Fe-MOF induced biopolymer-based sustainable self-cleaning membranes for effective selective separation and wastewater treatment

Recently, there is an outgrowing attention for biopolymer based thin film composite (TFC) membranes attributed to its sustainable factors. However, biopolymers show high fouling propensity thus, membrane fouling and the limited recyclability have always been the most severe problem during long-term use confining the industrial applications. Thus, the objectives of the study is to develop an anti-fouling membrane for increased shelf life with self-cleaning ability for successful regeneration of a membrane surface by the assistance of multifunctional nanocomposites. In this strategy, an iron-based metal organic framework (Fe-MOF) incorporated crosslinked chitosan-based loose nanofiltration membrane for selective filtration of solute and various wastewater treatment were developed. The structural functionality and stability of the thin-film composite (TFC) membranes was examined using ATR-IR and FE-SEM characterization and further surface charges were determined by zeta potential measurements.

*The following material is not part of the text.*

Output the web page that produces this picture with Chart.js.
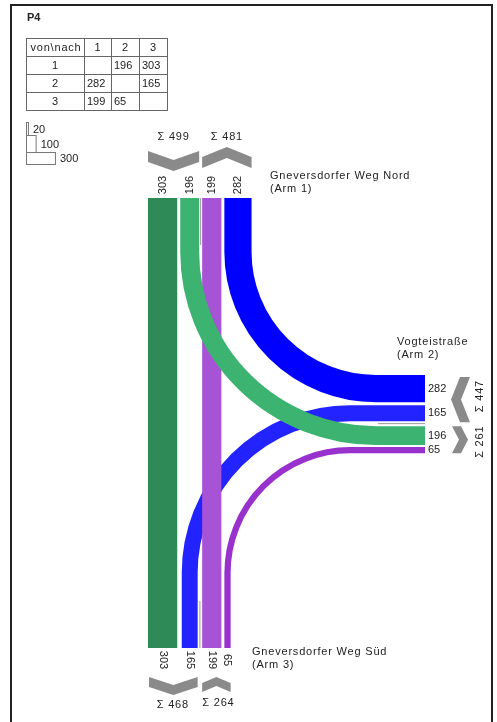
<!DOCTYPE html>
<html>
<head>
<meta charset="utf-8">
<script src="https://cdn.jsdelivr.net/npm/chart.js@4.4.1/dist/chart.umd.min.js"></script>
<style>
  html, body { margin: 0; padding: 0; background: #fff; }
  #wrap { width: 497px; height: 722px; }
</style>
</head>
<body>
<div id="wrap"><canvas id="knoten" width="497" height="722"></canvas></div>
<script>
// P4 – Knotenstrombelastung (von / nach)
const TITLE = 'P4'
const ARM_NAMES = ['Gneversdorfer Weg Nord', 'Vogteistraße', 'Gneversdorfer Weg Süd']
const ARM_NUMBERS = [1, 2, 3]
const FLOW_FROM = [1, 1, 2, 2, 3, 3]
const FLOW_TO = [2, 3, 1, 3, 1, 2]
const FLOW_VALUES = [196, 303, 282, 165, 199, 65]
const LEGEND_VALUES = [20, 100, 300]

// colours per stream (from-to)
const FLOW_COLORS = {
  '1-2': '#3cb371', '1-3': '#2e8b57',
  '2-1': '#0000ff', '2-3': '#2323ff',
  '3-1': '#a653d6', '3-2': '#9932cc'
}
const CHEVRON = '#8a8a8a'
const TEXT = '#222'
const FONT = '11px "Liberation Sans", Arial, sans-serif'

// layout (plot units = canvas px)
const VEH = 0.0965 // width per vehicle
const arm1 = { start: 148, y: 198, order: ['1-3', '1-2', '3-1', '2-1'], gaps: [3, 3, 3] }
const arm2 = { start: 375, x: 425, order: ['2-1', '2-3', '1-2', '3-2'], gaps: [3, 5, 2] }
const arm3 = { start: 148, y: 648, order: ['1-3', '2-3', '3-1', '3-2'], gaps: [4.5, 4.5, 3] }
const upperCorner = { x: 376, y: 252 }
const lowerCorner = { x: 350, y: 573 }
const DRAW_ORDER = ['2-3', '3-1', '1-2', '1-3', '2-1', '3-2']

function flowValue(key) {
  const [a, b] = key.split('-').map(Number)
  for (let i = 0; i < FLOW_VALUES.length; i++) {
    if (FLOW_FROM[i] === a && FLOW_TO[i] === b) return FLOW_VALUES[i]
  }
  return 0
}

function laneLayout(arm) {
  const lanes = {}
  let pos = arm.start
  arm.order.forEach((key, i) => {
    const w = flowValue(key) * VEH
    lanes[key] = { a: pos, b: pos + w, c: pos + w / 2 }
    pos += w + (arm.gaps[i] || 0)
  })
  return lanes
}
const lanes1 = laneLayout(arm1)
const lanes2 = laneLayout(arm2)
const lanes3 = laneLayout(arm3)

const sum = keys => keys.reduce((s, k) => s + flowValue(k), 0)

const knotenPlugin = {
  id: 'knoten',
  afterDatasetsDraw(chart) {
    const ctx = chart.ctx
    const xs = chart.scales.x, ys = chart.scales.y
    const X = v => xs.getPixelForValue(v)
    const Y = v => ys.getPixelForValue(v)
    const W = v => Math.abs(X(v * VEH) - X(0))
    const spaced = on => { if ('letterSpacing' in ctx) ctx.letterSpacing = on ? '0.8px' : '0px' }

    ctx.save()

    // frame
    ctx.strokeStyle = '#222'
    ctx.lineWidth = 2
    ctx.strokeRect(X(11), Y(5), X(492) - X(11), Y(724) - Y(5))

    ctx.fillStyle = TEXT
    ctx.font = 'bold 11px "Liberation Sans", Arial, sans-serif'
    ctx.textBaseline = 'middle'
    ctx.fillText(TITLE, X(27), Y(18))

    // von/nach table
    const colX = [26, 84, 111, 139, 167]
    const rowY = [38, 56, 74, 92, 110]
    ctx.strokeStyle = '#666'
    ctx.lineWidth = 1
    for (let r = 0; r < 4; r++) {
      for (let c = 0; c < 4; c++) {
        ctx.strokeRect(Math.round(X(colX[c])) + 0.5, Math.round(Y(rowY[r])) + 0.5,
          Math.round(X(colX[c + 1]) - X(colX[c])), Math.round(Y(rowY[r + 1]) - Y(rowY[r])))
      }
    }
    ctx.font = FONT
    ctx.fillStyle = TEXT
    const ym = r => (Y(rowY[r]) + Y(rowY[r + 1])) / 2 + 1
    ctx.textAlign = 'center'
    spaced(true)
    ctx.fillText('von\\nach', (X(colX[0]) + X(colX[1])) / 2 + 1, ym(0))
    spaced(false)
    ARM_NUMBERS.forEach((n, i) => {
      ctx.textAlign = 'center'
      ctx.fillText(String(n), (X(colX[i + 1]) + X(colX[i + 2])) / 2, ym(0))
      ctx.fillText(String(n), (X(colX[0]) + X(colX[1])) / 2, ym(i + 1))
    })
    ctx.textAlign = 'left'
    FLOW_VALUES.forEach((v, i) => {
      const r = FLOW_FROM[i], c = FLOW_TO[i]
      ctx.fillText(String(v), X(colX[c] + 3), ym(r))
    })

    // width legend
    const legTop = [122, 135, 152], legBot = [135, 152, 164]
    ctx.strokeStyle = '#777'
    LEGEND_VALUES.forEach((v, i) => {
      const w = W(v)
      ctx.strokeRect(X(26) + 0.5, Y(legTop[i]) + 0.5, w, Y(legBot[i]) - Y(legTop[i]))
      ctx.fillText(String(v), X(26) + w + 5, (Y(legTop[i]) + Y(legBot[i])) / 2 + 1)
    })

    // in/out separators
    ctx.strokeStyle = '#999'
    ctx.lineWidth = 1
    const sep1 = (lanes1['1-2'].b + lanes1['3-1'].a) / 2
    const sep3 = (lanes3['2-3'].b + lanes3['3-1'].a) / 2
    const sep2 = (lanes2['2-3'].b + lanes2['1-2'].a) / 2
    ctx.beginPath()
    ctx.moveTo(X(sep1), Y(arm1.y)); ctx.lineTo(X(sep1), Y(arm1.y + 47))
    ctx.moveTo(X(sep3), Y(arm3.y)); ctx.lineTo(X(sep3), Y(arm3.y - 47))
    ctx.moveTo(X(arm2.x), Y(sep2)); ctx.lineTo(X(arm2.x - 47), Y(sep2))
    ctx.stroke()

    // streams
    ctx.lineCap = 'butt'
    DRAW_ORDER.forEach(key => {
      const arms = key.split('-').map(Number).sort().join('')
      ctx.beginPath()
      ctx.strokeStyle = FLOW_COLORS[key]
      ctx.lineWidth = W(flowValue(key))
      if (arms === '13') {
        const x = lanes1[key].c
        ctx.moveTo(X(x), Y(arm1.y))
        ctx.lineTo(X(x), Y(arm3.y))
      } else if (arms === '12') {
        const lx = lanes1[key].c, ly = lanes2[key].c
        const cx = X(upperCorner.x), cy = Y(upperCorner.y)
        ctx.moveTo(X(lx), Y(arm1.y))
        ctx.lineTo(X(lx), cy)
        ctx.ellipse(cx, cy, Math.abs(cx - X(lx)), Math.abs(Y(ly) - cy), 0, Math.PI, Math.PI / 2, true)
        ctx.lineTo(X(arm2.x), Y(ly))
      } else {
        const lx = lanes3[key].c, ly = lanes2[key].c
        const cx = X(lowerCorner.x), cy = Y(lowerCorner.y)
        ctx.moveTo(X(lx), Y(arm3.y))
        ctx.lineTo(X(lx), cy)
        ctx.ellipse(cx, cy, Math.abs(cx - X(lx)), Math.abs(cy - Y(ly)), 0, Math.PI, 1.5 * Math.PI, false)
        ctx.lineTo(X(arm2.x), Y(ly))
      }
      ctx.stroke()
    })

    // chevrons
    ctx.fillStyle = CHEVRON
    const poly = pts => {
      ctx.beginPath()
      pts.forEach(([px, py], i) => i ? ctx.lineTo(X(px), Y(py)) : ctx.moveTo(X(px), Y(py)))
      ctx.closePath()
      ctx.fill()
    }
    const vDown = (x0, x1, yt, d, t) => {
      const xm = (x0 + x1) / 2
      poly([[x0, yt], [xm, yt + d], [x1, yt], [x1, yt + t], [xm, yt + t + d], [x0, yt + t]])
    }
    const vUp = (x0, x1, yt, d, t) => {
      const xm = (x0 + x1) / 2
      poly([[x0, yt + d], [xm, yt], [x1, yt + d], [x1, yt + d + t], [xm, yt + t], [x0, yt + d + t]])
    }
    const hLeft = (xl, y0, y1, d, t) => {
      const ymid = (y0 + y1) / 2
      poly([[xl + d, y0], [xl + d + t, y0], [xl + t, ymid], [xl + d + t, y1], [xl + d, y1], [xl, ymid]])
    }
    const hRight = (xl, y0, y1, d, t) => {
      const ymid = (y0 + y1) / 2
      poly([[xl, y0], [xl + t, y0], [xl + t + d, ymid], [xl + t, y1], [xl, y1], [xl + d, ymid]])
    }
    const out1 = [lanes1['1-3'].a, lanes1['1-2'].b], in1 = [lanes1['3-1'].a, lanes1['2-1'].b]
    const in3 = [lanes3['1-3'].a, lanes3['2-3'].b], out3 = [lanes3['3-1'].a, lanes3['3-2'].b]
    const out2 = [lanes2['2-1'].a, lanes2['2-3'].b], in2 = [lanes2['1-2'].a, lanes2['3-2'].b]
    vDown(out1[0], out1[1], 151, 9, 11)
    vUp(in1[0], in1[1], 147, 10, 11)
    vDown(in3[0] + 1, in3[1], 677, 8, 10)
    vUp(out3[0], out3[1], 677, 6, 9)
    hLeft(451, out2[0] + 2, out2[1] + 1, 9, 10)
    hRight(452, in2[0], in2[1], 7, 9)

    // labels
    ctx.fillStyle = TEXT
    ctx.font = FONT
    ctx.textAlign = 'center'
    ctx.textBaseline = 'middle'
    spaced(true)
    ctx.fillText('Σ ' + sum(['1-3', '1-2']), X((out1[0] + out1[1]) / 2), Y(137))
    ctx.fillText('Σ ' + sum(['3-1', '2-1']), X((in1[0] + in1[1]) / 2), Y(137))
    ctx.fillText('Σ ' + sum(['1-3', '2-3']), X((in3[0] + in3[1]) / 2), Y(705))
    ctx.fillText('Σ ' + sum(['3-1', '3-2']), X((out3[0] + out3[1]) / 2 + 2), Y(703))
    spaced(false)

    const rotText = (txt, x, y, ang) => {
      ctx.save()
      ctx.translate(X(x), Y(y))
      ctx.rotate(ang)
      ctx.fillText(txt, 0, 0)
      ctx.restore()
    }
    arm1.order.forEach(k => rotText(String(flowValue(k)), lanes1[k].c, 185, -Math.PI / 2))
    arm3.order.forEach(k => rotText(String(flowValue(k)), lanes3[k].c, 660, Math.PI / 2))
    spaced(true)
    rotText('Σ ' + sum(['2-1', '2-3']), 480, (out2[0] + out2[1]) / 2 - 2, -Math.PI / 2)
    rotText('Σ ' + sum(['1-2', '3-2']), 480, (in2[0] + in2[1]) / 2 + 2, -Math.PI / 2)
    spaced(false)

    ctx.textAlign = 'left'
    arm2.order.forEach(k => ctx.fillText(String(flowValue(k)), X(428), Y(lanes2[k].c)))

    spaced(true)
    ctx.fillText(ARM_NAMES[0], X(270), Y(176))
    ctx.fillText('(Arm ' + ARM_NUMBERS[0] + ')', X(270), Y(189))
    ctx.fillText(ARM_NAMES[1], X(397), Y(342))
    ctx.fillText('(Arm ' + ARM_NUMBERS[1] + ')', X(397), Y(355))
    ctx.fillText(ARM_NAMES[2], X(252), Y(652))
    ctx.fillText('(Arm ' + ARM_NUMBERS[2] + ')', X(252), Y(665))
    spaced(false)

    ctx.restore()
  }
}

new Chart(document.getElementById('knoten'), {
  type: 'scatter',
  data: { datasets: [] },
  options: {
    responsive: false,
    animation: false,
    layout: { padding: 0 },
    scales: {
      x: { type: 'linear', min: 0, max: 497, display: false },
      y: { type: 'linear', min: 0, max: 722, reverse: true, display: false }
    },
    plugins: {
      legend: { display: false },
      tooltip: { enabled: false }
    }
  },
  plugins: [knotenPlugin]
})
</script>
</body>
</html>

When the membrane's performance was examined for various feed streams under varied testing settings, it was discovered that the optimized membrane had a dye rejection rate of >85% (both cationic and anionic), and < 11.0% rejection for MgSO4 with flux rate of 40.0–50.0 L.m−2.h−1. In summary, the hydrophilic chitosan based TFC membranes was demonstrated as prominent candidate for wastewater treatment which can potentially substitute commercially successful commercial polyamide membranes attributed to high performance and anti-fouling capability along with self-cleaning ability.